──────── Material ────────
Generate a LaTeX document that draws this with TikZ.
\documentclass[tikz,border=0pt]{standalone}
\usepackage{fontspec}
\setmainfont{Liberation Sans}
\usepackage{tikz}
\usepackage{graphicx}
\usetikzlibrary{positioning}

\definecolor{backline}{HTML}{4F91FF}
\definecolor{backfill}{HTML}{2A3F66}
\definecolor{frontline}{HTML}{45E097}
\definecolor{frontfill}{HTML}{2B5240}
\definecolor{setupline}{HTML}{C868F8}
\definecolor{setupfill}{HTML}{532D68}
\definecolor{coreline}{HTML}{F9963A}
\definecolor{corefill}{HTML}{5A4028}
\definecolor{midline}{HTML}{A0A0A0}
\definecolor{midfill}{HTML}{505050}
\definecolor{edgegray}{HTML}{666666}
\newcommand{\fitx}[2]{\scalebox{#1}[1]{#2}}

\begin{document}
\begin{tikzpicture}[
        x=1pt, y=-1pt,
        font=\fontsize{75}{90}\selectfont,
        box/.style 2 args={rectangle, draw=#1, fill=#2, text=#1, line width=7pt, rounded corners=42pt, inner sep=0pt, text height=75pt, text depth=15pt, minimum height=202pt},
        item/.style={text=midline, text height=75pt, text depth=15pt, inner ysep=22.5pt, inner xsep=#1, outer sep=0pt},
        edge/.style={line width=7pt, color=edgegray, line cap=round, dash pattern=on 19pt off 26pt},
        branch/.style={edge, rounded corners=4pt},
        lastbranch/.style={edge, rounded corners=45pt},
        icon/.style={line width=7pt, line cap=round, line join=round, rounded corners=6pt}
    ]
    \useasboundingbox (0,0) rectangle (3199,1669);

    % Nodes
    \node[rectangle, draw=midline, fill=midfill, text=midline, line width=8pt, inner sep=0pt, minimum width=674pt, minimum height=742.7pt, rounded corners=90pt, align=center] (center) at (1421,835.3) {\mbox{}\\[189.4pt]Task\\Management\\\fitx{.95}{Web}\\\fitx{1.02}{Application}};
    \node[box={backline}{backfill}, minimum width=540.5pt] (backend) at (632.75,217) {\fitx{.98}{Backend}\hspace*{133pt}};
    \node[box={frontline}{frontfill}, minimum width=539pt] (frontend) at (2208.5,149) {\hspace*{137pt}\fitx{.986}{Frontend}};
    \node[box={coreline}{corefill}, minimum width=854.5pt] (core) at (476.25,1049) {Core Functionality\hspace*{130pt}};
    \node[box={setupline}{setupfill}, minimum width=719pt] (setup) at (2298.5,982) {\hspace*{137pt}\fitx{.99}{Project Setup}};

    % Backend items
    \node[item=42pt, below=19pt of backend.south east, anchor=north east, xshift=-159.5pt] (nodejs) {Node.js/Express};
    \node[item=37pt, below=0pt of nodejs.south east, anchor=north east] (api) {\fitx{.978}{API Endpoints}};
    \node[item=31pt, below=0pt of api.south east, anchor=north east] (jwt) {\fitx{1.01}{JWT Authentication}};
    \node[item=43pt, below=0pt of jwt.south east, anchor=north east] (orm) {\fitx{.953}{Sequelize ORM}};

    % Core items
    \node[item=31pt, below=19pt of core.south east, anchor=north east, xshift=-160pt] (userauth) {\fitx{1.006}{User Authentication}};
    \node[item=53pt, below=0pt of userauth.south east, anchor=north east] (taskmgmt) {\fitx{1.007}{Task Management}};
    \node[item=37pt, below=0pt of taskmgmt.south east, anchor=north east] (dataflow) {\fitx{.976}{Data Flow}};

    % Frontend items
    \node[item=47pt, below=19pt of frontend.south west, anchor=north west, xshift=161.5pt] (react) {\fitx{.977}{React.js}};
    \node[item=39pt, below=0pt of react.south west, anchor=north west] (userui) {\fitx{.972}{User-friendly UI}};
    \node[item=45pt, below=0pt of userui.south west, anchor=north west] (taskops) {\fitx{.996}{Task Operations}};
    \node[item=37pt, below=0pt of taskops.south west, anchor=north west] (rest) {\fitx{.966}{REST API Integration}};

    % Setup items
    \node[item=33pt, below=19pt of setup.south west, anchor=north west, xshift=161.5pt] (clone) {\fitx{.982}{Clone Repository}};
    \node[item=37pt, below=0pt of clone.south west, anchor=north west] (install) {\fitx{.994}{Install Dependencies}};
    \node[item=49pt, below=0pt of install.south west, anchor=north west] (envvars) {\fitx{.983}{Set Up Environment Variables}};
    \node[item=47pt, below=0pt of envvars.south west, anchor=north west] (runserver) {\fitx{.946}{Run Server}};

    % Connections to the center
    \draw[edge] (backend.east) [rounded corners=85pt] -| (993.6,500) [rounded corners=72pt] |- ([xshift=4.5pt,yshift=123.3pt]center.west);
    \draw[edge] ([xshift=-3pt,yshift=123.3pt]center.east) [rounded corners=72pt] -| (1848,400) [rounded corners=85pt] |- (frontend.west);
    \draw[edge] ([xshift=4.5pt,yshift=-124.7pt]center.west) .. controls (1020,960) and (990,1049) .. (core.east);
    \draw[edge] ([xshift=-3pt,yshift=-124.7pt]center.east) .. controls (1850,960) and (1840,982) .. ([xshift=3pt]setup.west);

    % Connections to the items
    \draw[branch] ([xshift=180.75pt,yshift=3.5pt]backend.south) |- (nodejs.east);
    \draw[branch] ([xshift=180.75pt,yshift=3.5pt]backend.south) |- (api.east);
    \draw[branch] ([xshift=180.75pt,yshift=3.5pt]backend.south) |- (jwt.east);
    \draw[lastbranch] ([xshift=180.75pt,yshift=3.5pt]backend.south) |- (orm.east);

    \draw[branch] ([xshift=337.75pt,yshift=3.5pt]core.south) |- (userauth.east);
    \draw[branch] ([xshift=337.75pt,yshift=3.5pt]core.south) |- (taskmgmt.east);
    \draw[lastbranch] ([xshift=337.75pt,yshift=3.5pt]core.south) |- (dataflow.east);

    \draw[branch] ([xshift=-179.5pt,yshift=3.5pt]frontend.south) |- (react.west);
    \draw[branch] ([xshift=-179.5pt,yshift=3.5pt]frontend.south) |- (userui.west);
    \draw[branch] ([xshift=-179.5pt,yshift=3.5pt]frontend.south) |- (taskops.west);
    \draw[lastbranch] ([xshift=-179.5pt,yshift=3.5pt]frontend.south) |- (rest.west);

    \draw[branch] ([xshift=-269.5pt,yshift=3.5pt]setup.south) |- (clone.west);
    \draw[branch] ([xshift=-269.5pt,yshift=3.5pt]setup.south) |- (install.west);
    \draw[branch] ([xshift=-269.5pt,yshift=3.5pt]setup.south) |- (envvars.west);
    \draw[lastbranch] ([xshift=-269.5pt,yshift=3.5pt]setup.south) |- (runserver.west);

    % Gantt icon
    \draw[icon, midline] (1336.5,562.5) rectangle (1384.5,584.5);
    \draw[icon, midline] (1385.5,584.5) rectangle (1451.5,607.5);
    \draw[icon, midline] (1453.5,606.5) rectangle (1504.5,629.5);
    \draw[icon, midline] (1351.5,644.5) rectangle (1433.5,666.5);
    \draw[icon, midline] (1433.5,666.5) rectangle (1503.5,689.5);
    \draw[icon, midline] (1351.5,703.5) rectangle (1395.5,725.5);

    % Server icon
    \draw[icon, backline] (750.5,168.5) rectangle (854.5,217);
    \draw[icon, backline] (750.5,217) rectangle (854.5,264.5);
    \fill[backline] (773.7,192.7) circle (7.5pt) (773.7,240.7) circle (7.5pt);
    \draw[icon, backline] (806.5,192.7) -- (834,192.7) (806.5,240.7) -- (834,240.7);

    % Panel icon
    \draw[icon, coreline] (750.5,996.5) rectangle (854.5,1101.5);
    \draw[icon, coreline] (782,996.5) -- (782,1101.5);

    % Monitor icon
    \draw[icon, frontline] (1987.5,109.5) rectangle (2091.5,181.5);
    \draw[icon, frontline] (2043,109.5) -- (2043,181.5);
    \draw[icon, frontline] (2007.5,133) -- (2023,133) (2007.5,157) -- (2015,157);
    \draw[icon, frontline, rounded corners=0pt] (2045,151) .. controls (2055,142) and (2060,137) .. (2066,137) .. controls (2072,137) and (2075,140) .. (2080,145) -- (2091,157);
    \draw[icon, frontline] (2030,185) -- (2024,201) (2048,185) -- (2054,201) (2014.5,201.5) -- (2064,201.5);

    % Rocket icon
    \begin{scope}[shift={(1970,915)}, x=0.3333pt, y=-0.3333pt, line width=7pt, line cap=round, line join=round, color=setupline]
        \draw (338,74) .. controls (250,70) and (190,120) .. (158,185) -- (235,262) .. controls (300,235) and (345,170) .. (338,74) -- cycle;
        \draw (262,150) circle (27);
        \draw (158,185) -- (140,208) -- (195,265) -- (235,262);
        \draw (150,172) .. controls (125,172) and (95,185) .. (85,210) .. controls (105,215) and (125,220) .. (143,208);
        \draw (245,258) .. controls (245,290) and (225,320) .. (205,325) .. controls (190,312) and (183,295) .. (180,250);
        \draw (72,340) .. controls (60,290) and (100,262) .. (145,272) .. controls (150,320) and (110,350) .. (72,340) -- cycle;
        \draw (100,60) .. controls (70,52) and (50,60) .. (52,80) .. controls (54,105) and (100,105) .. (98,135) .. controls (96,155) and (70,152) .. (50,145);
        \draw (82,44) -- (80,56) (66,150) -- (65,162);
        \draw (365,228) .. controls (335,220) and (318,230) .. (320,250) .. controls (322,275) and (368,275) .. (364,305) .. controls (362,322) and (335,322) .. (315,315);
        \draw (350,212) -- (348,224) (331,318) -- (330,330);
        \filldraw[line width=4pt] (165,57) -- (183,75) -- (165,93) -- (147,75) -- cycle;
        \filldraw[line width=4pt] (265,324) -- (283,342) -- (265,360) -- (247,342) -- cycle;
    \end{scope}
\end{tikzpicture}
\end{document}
────────
• **Objective**
Quote verbatim the opening lines of the listing above, ending with the line where "minimum width=719pt] (setup)" appears; include both endpoints and nothing more.

• **Answer to this task**
Generate a LaTeX document that draws this with TikZ.
\documentclass[tikz,border=0pt]{standalone}
\usepackage{fontspec}
\setmainfont{Liberation Sans}
\usepackage{tikz}
\usepackage{graphicx}
\usetikzlibrary{positioning}

\definecolor{backline}{HTML}{4F91FF}
\definecolor{backfill}{HTML}{2A3F66}
\definecolor{frontline}{HTML}{45E097}
\definecolor{frontfill}{HTML}{2B5240}
\definecolor{setupline}{HTML}{C868F8}
\definecolor{setupfill}{HTML}{532D68}
\definecolor{coreline}{HTML}{F9963A}
\definecolor{corefill}{HTML}{5A4028}
\definecolor{midline}{HTML}{A0A0A0}
\definecolor{midfill}{HTML}{505050}
\definecolor{edgegray}{HTML}{666666}
\newcommand{\fitx}[2]{\scalebox{#1}[1]{#2}}

\begin{document}
\begin{tikzpicture}[
        x=1pt, y=-1pt,
        font=\fontsize{75}{90}\selectfont,
        box/.style 2 args={rectangle, draw=#1, fill=#2, text=#1, line width=7pt, rounded corners=42pt, inner sep=0pt, text height=75pt, text depth=15pt, minimum height=202pt},
        item/.style={text=midline, text height=75pt, text depth=15pt, inner ysep=22.5pt, inner xsep=#1, outer sep=0pt},
        edge/.style={line width=7pt, color=edgegray, line cap=round, dash pattern=on 19pt off 26pt},
        branch/.style={edge, rounded corners=4pt},
        lastbranch/.style={edge, rounded corners=45pt},
        icon/.style={line width=7pt, line cap=round, line join=round, rounded corners=6pt}
    ]
    \useasboundingbox (0,0) rectangle (3199,1669);

    % Nodes
    \node[rectangle, draw=midline, fill=midfill, text=midline, line width=8pt, inner sep=0pt, minimum width=674pt, minimum height=742.7pt, rounded corners=90pt, align=center] (center) at (1421,835.3) {\mbox{}\\[189.4pt]Task\\Management\\\fitx{.95}{Web}\\\fitx{1.02}{Application}};
    \node[box={backline}{backfill}, minimum width=540.5pt] (backend) at (632.75,217) {\fitx{.98}{Backend}\hspace*{133pt}};
    \node[box={frontline}{frontfill}, minimum width=539pt] (frontend) at (2208.5,149) {\hspace*{137pt}\fitx{.986}{Frontend}};
    \node[box={coreline}{corefill}, minimum width=854.5pt] (core) at (476.25,1049) {Core Functionality\hspace*{130pt}};
    \node[box={setupline}{setupfill}, minimum width=719pt] (setup) at (2298.5,982) {\hspace*{137pt}\fitx{.99}{Project Setup}};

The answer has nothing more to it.